These cover art comparisons are interesting. I think Penny's
Silk is the best version of the green dress and appropriate (I noticed it immediately in Sainsbury's.) As for
the Piano Teacher, set in Hong Kong, the paperback cover with the red parasol is by far the most striking, I reckon. What do you think? (sorry about the white space beside the pix, cannot work out how to get rid of it without downloading all the covers all over again.)


Later: Just finished
The Piano Teacher by Janice YK Lee. The historical background is excellent and it was interesting to read a book set in both 1950s and wartime Hong Kong, seen from both a British and upper class Chinese point of view. Yes, there is snobbery on both sides.
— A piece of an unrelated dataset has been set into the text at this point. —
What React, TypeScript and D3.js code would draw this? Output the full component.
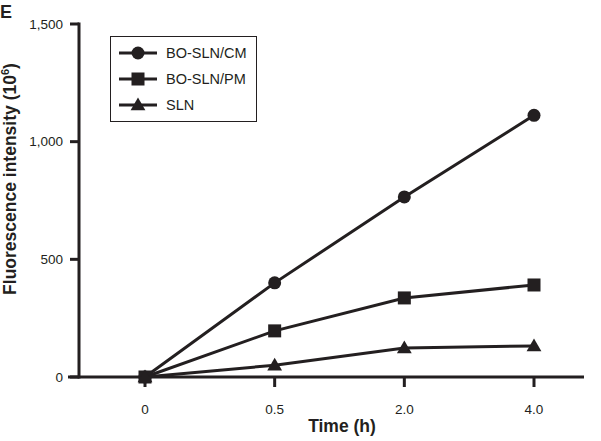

I've come away from the novel feeling I didn't especially like any of the main characters but I followed them willingly. The well-researched scenes in the POW camp ring true, but other parts of the novel seem somewhat fragmented. For instance, the young Englishwoman Claire (the piano teacher) steals a few items from her Chinese employers, but then stops, so this aspect of the plot is not explored. (Unless this is symbolic of the fact that the British took Chinese land and then gave it back.) The beautiful author is Korean by birth and has lived in both Hong Kong and the US, so that gives her a different perspective on the behaviour of Brits (mostly not that good). Her well-drawn, rich Eurasian heroine Trudy reminds me of the brittle sophisticated Chinese princesses in
The Last Emperor.
Elle magazine dubbed The Piano Teacher this year's Atonement. Misleading - the two novels have little in common apart from being partly set in WW2.
Janice Lee took five years to complete the book, possibly because she was moving to Hong Kong and having four babies while trying to write.
Though I have one or two reservations about the plot and characters, it is a debut novel well worth reading. The author has a particularly good sense of time and place.